Analyse du prix de l’or : trajectoire historique, fondamentaux macro, scénarios et niveaux clés, plus des tactiques pratiques pour des investisseurs résilients.
QUE S'EST-IL PASSÉ AVEC LE PRIX DE L'OR : TRAJECTOIRE, FONDEMENTS ET LEÇONS
L’or n’est pas un simple graphique isolé : c’est un baromètre de la liquidité mondiale, du risque géopolitique et de la crédibilité monétaire. Après une hausse annuelle de 52 %, le métal a subi une correction tactique de 9 % en 72 heures après avoir gagné 19 % en octobre 2025, suivie d’un rebond de 4 %. Mais les piliers de fond restent solides : achats records des banques centrales (1 080 t en neuf mois, +28 % vs 2022), rendements réels négatifs (‑0,8 % à 10 ans) et dédollarisation (l’or représente déjà 18 % des réserves des émergents ; c’était 11 % en 2018). Ce rapport replace la conjoncture dans une trajectoire de long terme, détaille les moteurs structurels et tire des leçons d’épisodes historiques pour définir niveaux, scénarios et stratégie.
Trajectoire et contexte
Avant d’aborder le dernier à‑coups du prix, il vaut la peine de cartographier la route qui a mené l’or jusqu’ici. Depuis la fin de Bretton Woods, le métal a alterné des régimes majeurs : boom inflationniste des années 1970, deux décennies de désinflation et de dollar fort, marché haussier séculaire de 2001 à 2011, correction prolongée jusqu’en 2015, phase de base 2016–2019 et, depuis 2020, un nouveau régime mêlant chocs pandémiques, stimulus budgétaires extraordinaires et bilans publics en expansion. Ce contexte a redéfini la fonction de l’or : non plus seulement « valeur refuge », mais aussi actif de politique, diversificateur de réserves et collatéral de haute qualité dans un marché plus fragmenté.

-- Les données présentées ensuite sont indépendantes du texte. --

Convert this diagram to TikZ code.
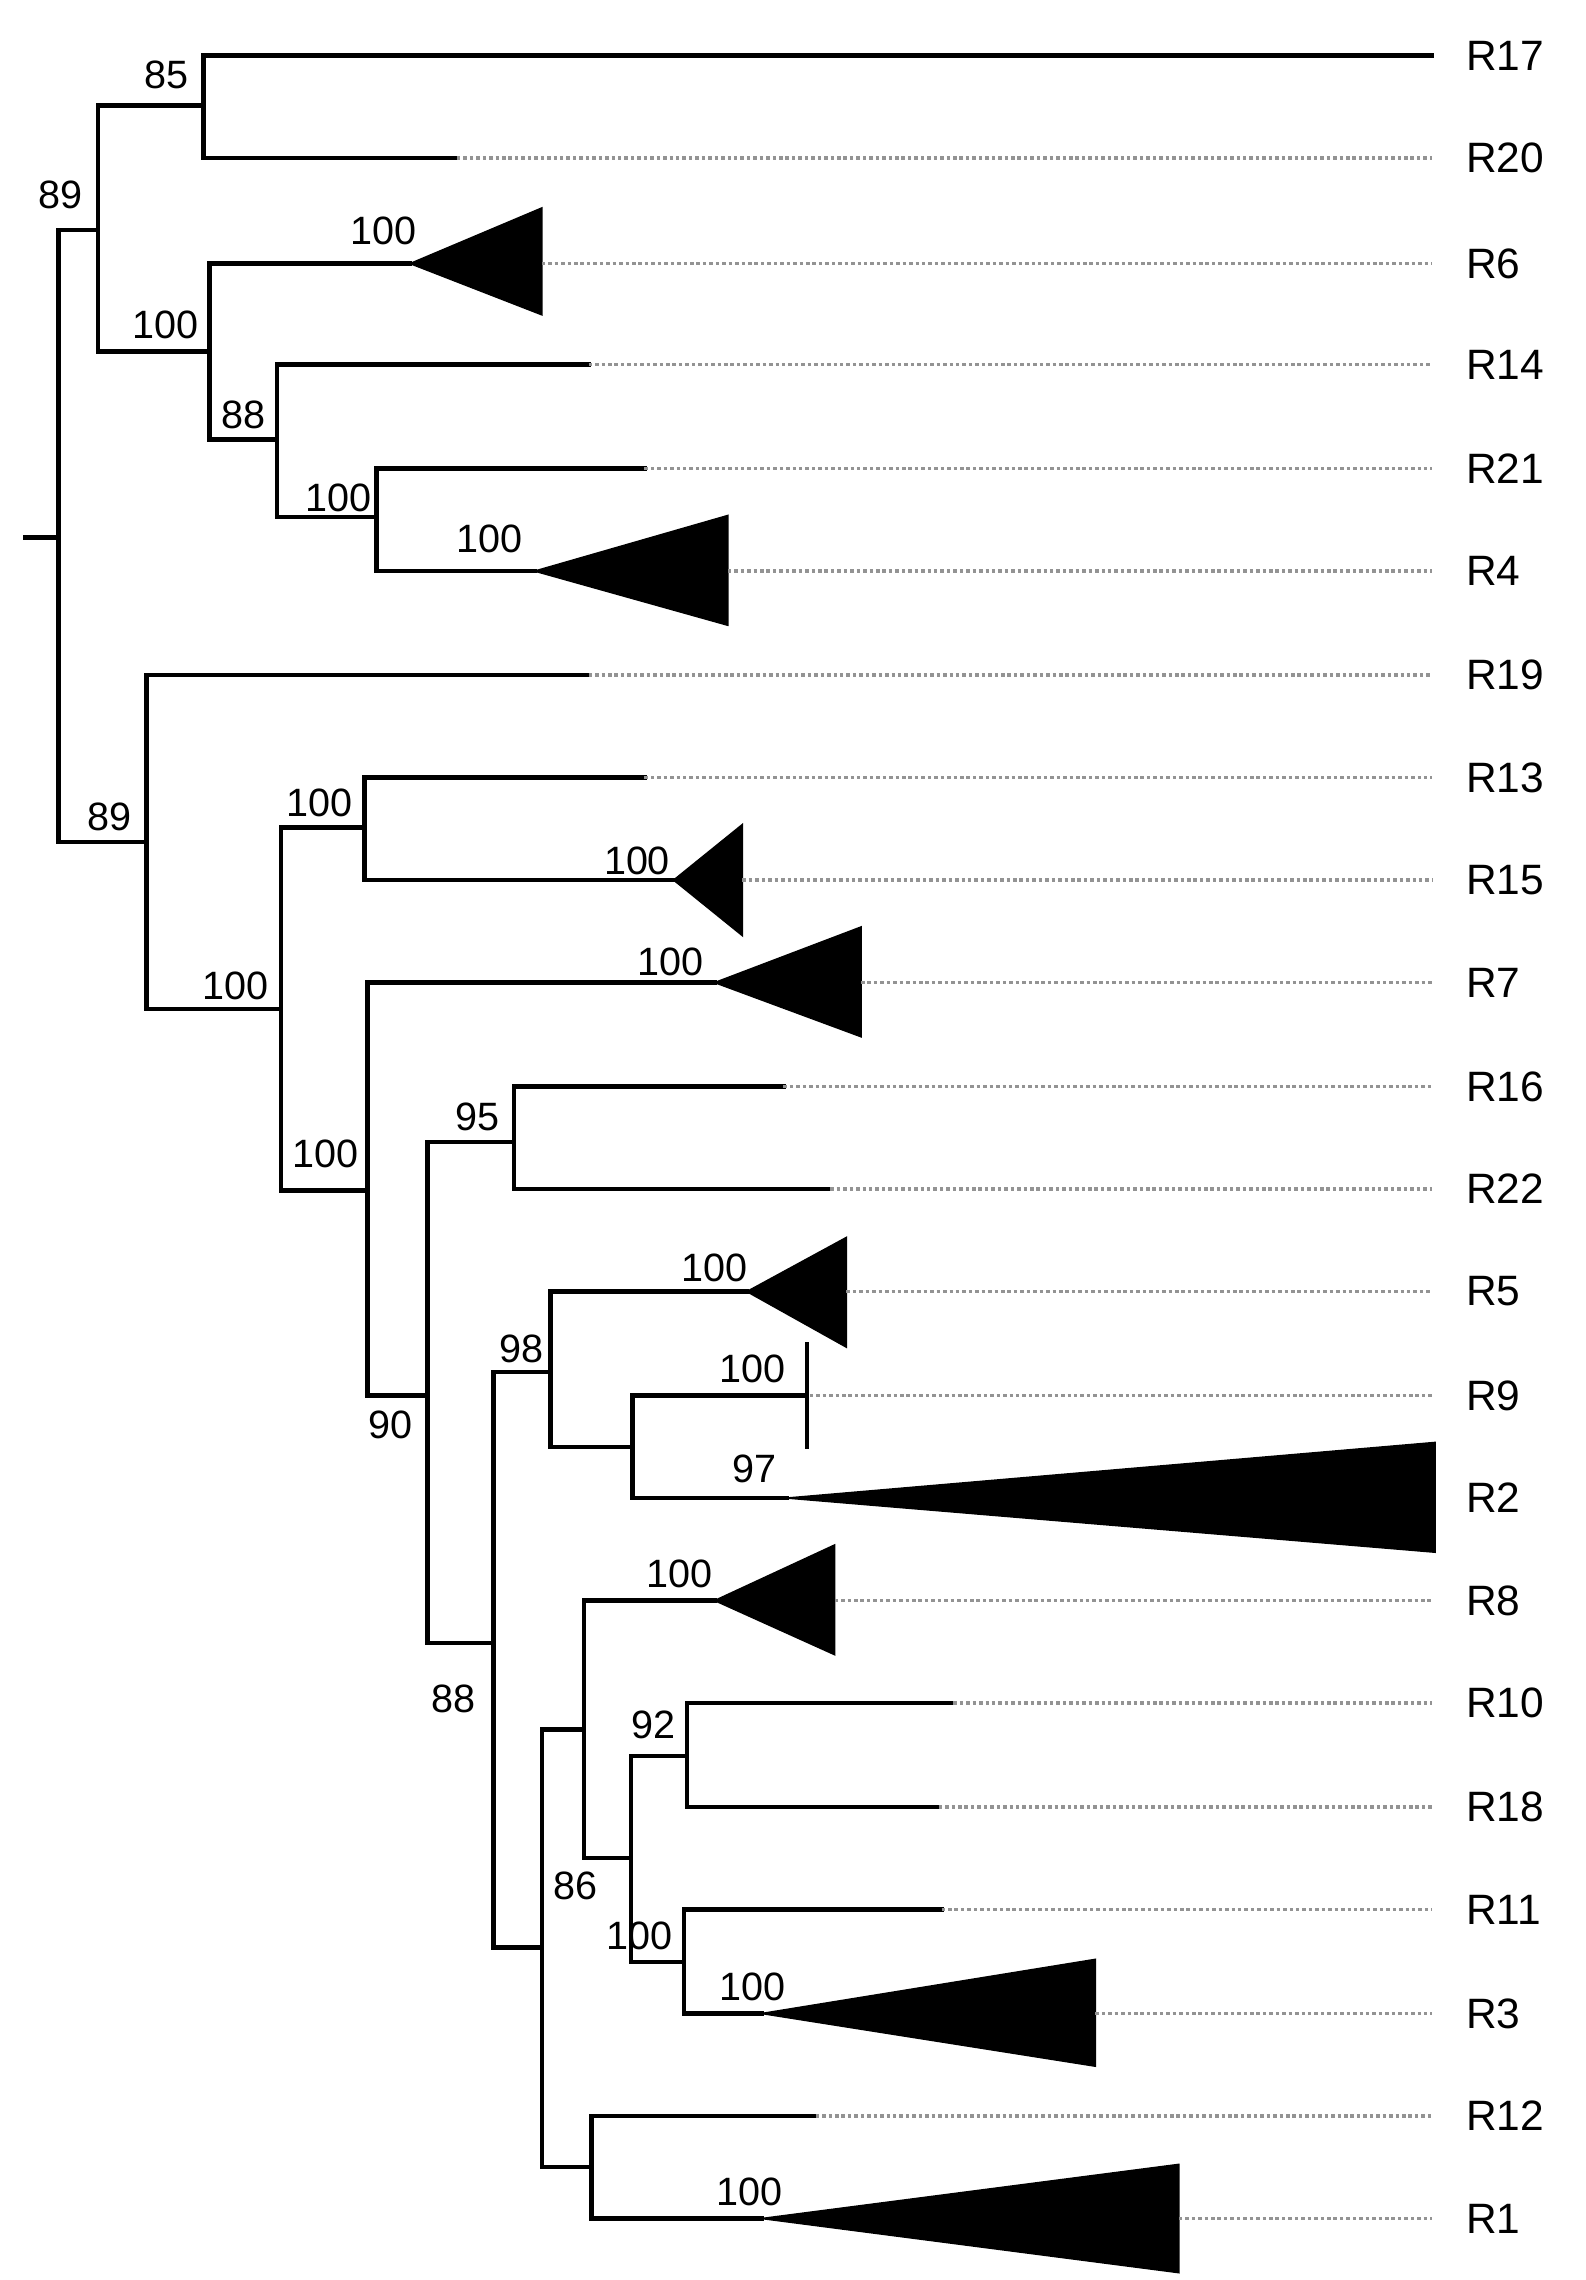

En 2025, cette narration s’est accélérée. L’or a progressé de 52 % depuis le début de l’année, devançant actions mondiales et obligations souveraines. La trajectoire n’a pas été linéaire : entre le 1er et le 30 octobre, le prix a gagné 19 %, puis reculé de 9 % en 72 heures avant de rebondir de 4 % sur les deux séances suivantes. Ce rythme — poussée verticale, prises de bénéfices, stabilisation — est typique d’un marché haussier sain. Il ne remet pas en cause la thèse : la « purge » du positionnement permet au prochain segment de s’appuyer sur des bases plus solides.
L’explication micro du repli a été tactique. L’indice du dollar s’est renforcé de 2,1 % en quatre jours après des avancées vers un pré‑accord commercial, les actions ont absorbé les flux (Nasdaq +3,4 % sur la même fenêtre) et le COMEX a vu des clôtures de positions longues spéculatives après un pic à 680 000 contrats. L’open interest a reculé de 11 % et la courbe des futures est revenue à un contango modéré : un signe de normalisation post‑euphorie. Quand un marché haussier passe d’une backwardation à un contango doux, il signale souvent que l’effet de levier s’est dégonflé et que le financement du carry est revenu à des paramètres raisonnables.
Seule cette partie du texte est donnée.